No, no, no, no, no. The single word goes on a loop inside my mind as I try to think of a way out of this. There has to be a way. Nothing is ever this hopeless.

He gets off me and pockets my phone as he walks to the middle of the room and grabs something off the desk.

I jump to the floor, watching him warily as I linger in the corner behind the bed, trying to come up with my next move.

My heart thunders in my chest as I see what he’s holding. A small bottle and a white cloth.

There’s only one thing to do. I scream. With the full force of my lungs. Someone will come to my rescue before it’s too late.

He shakes his head and tuts as he opens the bottle and places the lid on the desk. “Don’t you know that the room is soundproof? Your rich, little boyfriend got the absolute best for his girl.”

Horror pounds in my chest as I watch him pour liquid onto the cloth. I glance toward the door. My line of escape is free, and he’s preoccupied. So I bolt forward, muscles aching from the sudden force as I dart through the room.

I only make it to the desk before I slam into an arm that stretches out and knocks the air from my lungs. I kick my feet into the ground as he pulls me back against him, locking me to his muscular chest. I scratch at his arms and writhe and jerk, but it’s no use. He doesn’t strain a muscle as he easily restrains me and sets the bottle down without spilling a single drop.

“No,” I pant as he runs his knuckles over my cheek, the wet fabric in his hand brushing my skin. “No!” I repeat, my voice rising to a shrill wail.

“It’s almost a shame I have to put you out. You’re awfully cute when you’re all desperate and screaming.”

He moves the cloth toward my mouth, and I dig my fingers into his arm, feeling his skin break beneath my nails. But it doesn’t faze him. He continues as if he has all the time in the world, folding out the cloth in his palm and pressing it to my mouth.

I try to hold my breath, but my tight chest has already deprived me of air, and within seconds, I’m panting hard to access precious oxygen. A whimper escapes me as a sickly sweet, chemical smell invades my nose. Expecting the effect to set in immediately, I’m surprised when nothing happens. I try to hold in another inhale, but it only makes me heave harder, and I start struggling again as I lose control over my breath. I writhe against him, shoving, pulling, and scratching at the hand over my mouth. I put in all my strength, panting even harder with the effort and inhaling more of the cloying smell.

“Sorry, it’s not like in the movies. Takes a few minutes for the effect to set in.” He swipes his thumb across my cheek as if he’s genuinely trying to comfort me.

My strength weakens, but I’m not sure if it’s the drug or my struggle. I keep going for a little while, but my strength drains faster, and my fight wanes to abrupt jerks.

Tears pool in my eyes as a slow haze creeps over my mind and my limbs go heavy. I blink my suddenly heavy eyes against the room and sink into him as drowsiness drags me down.

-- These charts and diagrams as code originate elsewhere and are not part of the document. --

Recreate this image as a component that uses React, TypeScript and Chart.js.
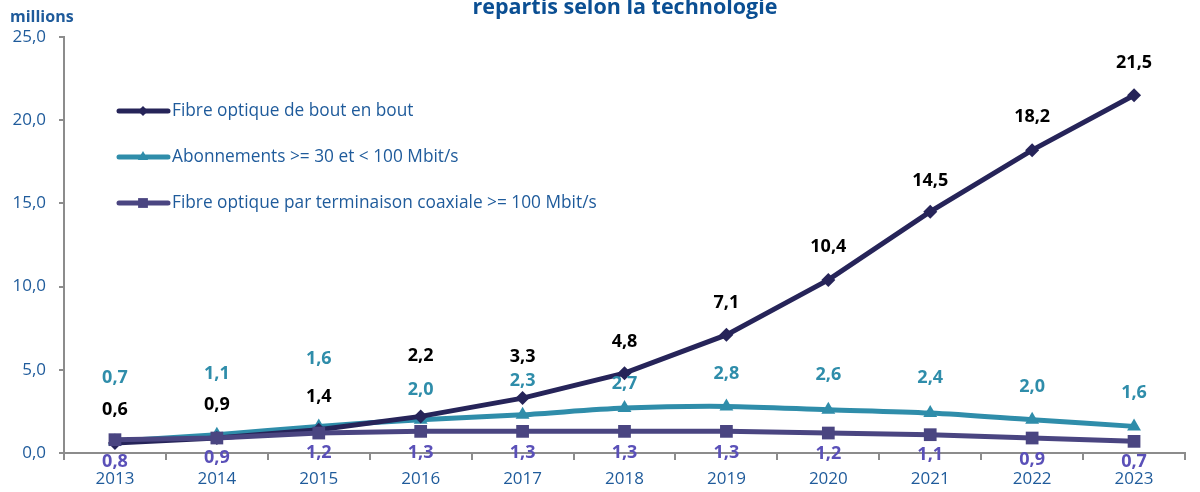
import React, { useEffect, useRef } from "react";
import { Chart, registerables } from "chart.js";

Chart.register(...registerables);

const years = ["2013", "2014", "2015", "2016", "2017", "2018", "2019", "2020", "2021", "2022", "2023"];
const fibreValues = [0.6, 0.9, 1.4, 2.2, 3.3, 4.8, 7.1, 10.4, 14.5, 18.2, 21.5];
const abonnementsValues = [0.7, 1.1, 1.6, 2.0, 2.3, 2.7, 2.8, 2.6, 2.4, 2.0, 1.6];
const coaxValues = [0.8, 0.9, 1.2, 1.3, 1.3, 1.3, 1.3, 1.2, 1.1, 0.9, 0.7];
const yTicks = [0, 5, 10, 15, 20, 25];

const seriesNames = [
  "Fibre optique de bout en bout",
  "Abonnements >= 30 et < 100 Mbit/s",
  "Fibre optique par terminaison coaxiale >= 100 Mbit/s",
];

// label nudges (pixels, vertical) – styling only
const fibreLabelDy = [-33, -33, -33, -61, -41, -31, -32, -33, -31, -33, -32];
const abonnementsLabelDy = [-63, -61, -68, -30, -34, -24, -33, -35, -35, -33, -34];
const coaxLabelDy = [22, 20, 20, 22, 22, 22, 22, 21, 20, 22, 21];

const FONT = "'Open Sans', 'Noto Sans', sans-serif";
const BLUE = "#1f5b9b";
const C_FIBRE = "#262459";
const C_ABO = "#2f8daa";
const C_COAX = "#4a4581";
const C_COAX_LABEL = "#5a50b8";

const fmt = (v: number) => v.toFixed(1).replace(".", ",");

const labelPlugin = {
  id: "pointLabels",
  afterDatasetsDraw(chart: any) {
    const ctx = chart.ctx;
    const cfg = [
      { dy: fibreLabelDy, color: "#000000" },
      { dy: abonnementsLabelDy, color: C_ABO },
      { dy: coaxLabelDy, color: C_COAX_LABEL },
    ];
    ctx.save();
    ctx.font = `bold 18px ${FONT}`;
    ctx.textAlign = "center";
    ctx.textBaseline = "middle";
    chart.data.datasets.forEach((ds: any, i: number) => {
      const meta = chart.getDatasetMeta(i);
      ctx.fillStyle = cfg[i].color;
      meta.data.forEach((pt: any, j: number) => {
        ctx.fillText(fmt(ds.data[j]), pt.x, pt.y + cfg[i].dy[j]);
      });
    });
    ctx.restore();
  },
};

function drawMarker(ctx: CanvasRenderingContext2D, style: string, x: number, y: number, r: number, color: string) {
  ctx.save();
  ctx.fillStyle = color;
  ctx.beginPath();
  if (style === "rectRot") {
    ctx.moveTo(x, y - r);
    ctx.lineTo(x + r, y);
    ctx.lineTo(x, y + r);
    ctx.lineTo(x - r, y);
  } else if (style === "triangle") {
    ctx.moveTo(x, y - r);
    ctx.lineTo(x + r * 0.87, y + r * 0.5);
    ctx.lineTo(x - r * 0.87, y + r * 0.5);
  } else {
    ctx.rect(x - r * 0.7, y - r * 0.7, r * 1.4, r * 1.4);
  }
  ctx.closePath();
  ctx.fill();
  ctx.restore();
}

const decorPlugin = {
  id: "decor",
  afterDraw(chart: any) {
    const ctx = chart.ctx;
    ctx.save();
    // title (partially cut at the top)
    ctx.fillStyle = "#0b4f93";
    ctx.font = `bold 21.5px ${FONT}`;
    ctx.textAlign = "center";
    ctx.textBaseline = "alphabetic";
    ctx.fillText("repartis selon la technologie", 625, 14);
    // unit
    ctx.fillStyle = BLUE;
    ctx.font = `bold 16px ${FONT}`;
    ctx.textAlign = "left";
    ctx.fillText("millions", 10, 22);

    // legend
    const colors = [C_FIBRE, C_ABO, C_COAX];
    const styles = ["rectRot", "triangle", "rect"];
    const radii = [5, 6, 7];
    const ys = [111, 157, 203];
    for (let i = 0; i < 3; i++) {
      ctx.strokeStyle = colors[i];
      ctx.lineWidth = 5;
      ctx.lineCap = "round";
      ctx.beginPath();
      ctx.moveTo(119, ys[i]);
      ctx.lineTo(168, ys[i]);
      ctx.stroke();
      drawMarker(ctx, styles[i], 143, ys[i], radii[i], colors[i]);
      ctx.fillStyle = BLUE;
      ctx.font = `17.3px ${FONT}`;
      ctx.textBaseline = "middle";
      ctx.fillText(seriesNames[i], 172, ys[i]);
    }
    ctx.restore();
  },
};

export default function App() {
  const ref = useRef<HTMLCanvasElement>(null);
  useEffect(() => {
    if (!ref.current) return;
    const chart = new Chart(ref.current, {
      type: "line",
      data: {
        labels: years,
        datasets: [
          {
            label: seriesNames[0],
            data: fibreValues,
            borderColor: C_FIBRE,
            backgroundColor: C_FIBRE,
            borderWidth: 5,
            pointStyle: "rectRot",
            pointRadius: 7,
            pointBorderWidth: 0,
            tension: 0,
            order: 1,
          },
          {
            label: seriesNames[1],
            data: abonnementsValues,
            borderColor: C_ABO,
            backgroundColor: C_ABO,
            borderWidth: 5,
            pointStyle: "triangle",
            pointRadius: 8,
            pointBorderWidth: 0,
            tension: 0.3,
            order: 2,
          },
          {
            label: seriesNames[2],
            data: coaxValues,
            borderColor: C_COAX,
            backgroundColor: C_COAX,
            borderWidth: 5,
            pointStyle: "rect",
            pointRadius: 9,
            pointBorderWidth: 0,
            tension: 0,
            order: 0,
          },
        ],
      },
      options: {
        responsive: false,
        animation: false,
        layout: { padding: { top: 37, right: 15, left: 0, bottom: 0 } },
        plugins: { legend: { display: false }, tooltip: { enabled: false }, title: { display: false } },
        scales: {
          x: {
            offset: true,
            grid: { display: true, drawOnChartArea: false, offset: true, tickLength: 7, color: "#8c8c8c", lineWidth: 2 },
            border: { color: "#8c8c8c", width: 2 },
            ticks: { color: BLUE, font: { family: FONT, size: 17 }, padding: 9, maxRotation: 0 },
            afterFit: (s: any) => { s.height = 39; },
          },
          y: {
            min: 0,
            max: 25,
            afterBuildTicks: (s: any) => { s.ticks = yTicks.map((v) => ({ value: v })); },
            grid: { display: true, drawOnChartArea: false, tickLength: 5, color: "#8c8c8c", lineWidth: 2 },
            border: { color: "#8c8c8c", width: 2 },
            ticks: {
              color: BLUE,
              font: { family: FONT, size: 17 },
              padding: 13,
              callback: (v: any) => fmt(Number(v)),
            },
            afterFit: (s: any) => { s.width = 64; },
          },
        },
      },
      plugins: [labelPlugin, decorPlugin],
    });
    return () => chart.destroy();
  }, []);
  return (
    <div style={{ position: "absolute", left: 0, top: 0, width: 1200, height: 492, background: "#fff" }}>
      <canvas ref={ref} width={1200} height={492} style={{ display: "block" }} />
    </div>
  );
}
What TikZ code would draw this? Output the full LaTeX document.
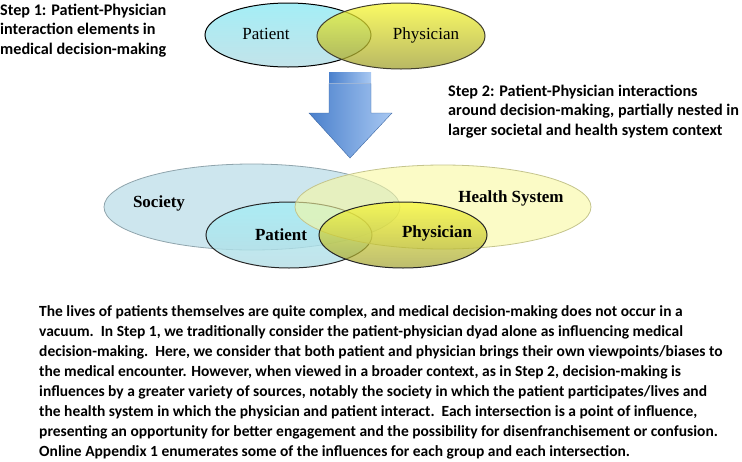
\documentclass[tikz,border=0pt]{standalone}
\usepackage{fontspec}
\setmainfont{Liberation Serif}
\newfontfamily\calfont{Carlito}
\begin{document}
\begin{tikzpicture}[x=1pt,y=-1pt,
  note/.style={font=\calfont\bfseries\fontsize{16.2}{19.5}\selectfont, anchor=base west, inner sep=0pt},
  body/.style={font=\calfont\bfseries\fontsize{15.5}{20}\selectfont, anchor=base west, inner sep=0pt},
  lab/.style={font=\fontsize{17}{20}\selectfont, anchor=base, inner sep=0pt},
  blab/.style={font=\bfseries\fontsize{17}{20}\selectfont, anchor=base, inner sep=0pt},
  outl/.style={line width=1pt}
]
\definecolor{socfill}{HTML}{CDE6EE}
\definecolor{socline}{HTML}{8FA4AC}
\definecolor{hsfill}{HTML}{F8F8A0}
\definecolor{hsline}{HTML}{C4C48C}
\definecolor{patA}{HTML}{A4EEF6}
\definecolor{patB}{HTML}{B4DCE4}
\definecolor{phyA}{HTML}{F8F830}
\definecolor{phyB}{HTML}{A0A030}
\definecolor{arrA}{HTML}{4A80CC}
\definecolor{arrB}{HTML}{A8C8F2}
\useasboundingbox (0,0) rectangle (742,461);

% ---- Step 1 ellipses
\path[outl, draw=black, top color=patA, bottom color=patB!80!white] (288,35) ellipse [x radius=83, y radius=32];
\path[outl, draw=black!70!olive, top color=phyA, bottom color=phyB, fill opacity=0.75] (401,36) ellipse [x radius=84, y radius=33];
\node[lab] (p1) at (266,39) {Patient};
\node[lab] (d1) at (426,39) {Physician};

% ---- arrow
\shade[left color=arrA, right color=arrB] (329,72) rectangle (371,75);
\shade[left color=arrA, right color=arrB] (329,76.5) rectangle (371,82);
\shade[left color=arrA, right color=arrB, draw=arrA!80!black, line width=0.4pt]
  (329,83.5) -- (371,83.5) -- (371,113) -- (392,113) -- (350,158) -- (309,113) -- (329,113) -- cycle;

% ---- Step texts
\node[note] (s1a) at (0,15) {Step 1: Patient-Physician};
\node[note] (s1b) at (0,34.5) {interaction elements in};
\node[note] (s1c) at (0,54) {medical decision-making};
\node[note] (s2a) at (448,96) {Step 2: Patient-Physician interactions};
\node[note] (s2b) at (448,115.5) {around decision-making, partially nested in};
\node[note] (s2c) at (448,135) {larger societal and health system context};

% ---- Step 2 ellipses
\path[line width=0.8pt, draw=socline, fill=socfill] (252,207) ellipse [x radius=148, y radius=43];
\path[outl, draw=black!85, top color=patA, bottom color=patB, fill opacity=0.8] (289,235) ellipse [x radius=83, y radius=33];
\path[line width=0.8pt, draw=hsline, fill=hsfill, fill opacity=0.6] (443,207) ellipse [x radius=148, y radius=42];
\path[outl, draw=black!85, top color=phyA, bottom color=phyB, fill opacity=0.7] (403,235) ellipse [x radius=84, y radius=33];
\node[blab] (soc) at (159,207) {Society};
\node[blab] (hs) at (511,202) {Health System};
\node[blab] (p2) at (281,240) {Patient};
\node[blab] (d2) at (437,237) {Physician};

% ---- body text
\node[body] (t1) at (39,316.7) {The lives of patients themselves are quite complex, and medical decision-making does not occur in a};
\node[body] (t2) at (39,336.7) {vacuum.\ \ In Step 1, we traditionally consider the patient-physician dyad alone as influencing medical};
\node[body] (t3) at (39,356.7) {decision-making.\ \ Here, we consider that both patient and physician brings their own viewpoints/biases to};
\node[body] (t4) at (39,376.7) {the medical encounter. However, when viewed in a broader context, as in Step 2, decision-making is};
\node[body] (t5) at (39,396.7) {influences by a greater variety of sources, notably the society in which the patient participates/lives and};
\node[body] (t6) at (39,416.7) {the health system in which the physician and patient interact.\ \ Each intersection is a point of influence,};
\node[body] (t7) at (39,436.7) {presenting an opportunity for better engagement and the possibility for disenfranchisement or confusion.};
\node[body] (t8) at (39,456.7) {Online Appendix 1 enumerates some of the influences for each group and each intersection.};
\end{tikzpicture}
\end{document}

“That’s it,” he croons, adjusting his arm to support my weight rather than restraining me.

My fingers relax around his arm, now holding on more than pulling.

Tightening his grip around my waist, he hoists me up, still holding the cloth to my mouth, and lowers us both to lie on the bed. I give a few jerks, but he easily wraps his legs around mine, pinning me in a little spoon against his body as I breathe in the chemical solution.

The room blurs before me. I blink a few times, trying to fight the fatigue, but it’s out of my control. My eyes fall shut and refuse to open back up.

He removes the cloth, and my head falls limp on the mattress.

“Dax is gonna love training you,” he whispers, and those are the last words I hear before darkness claims me.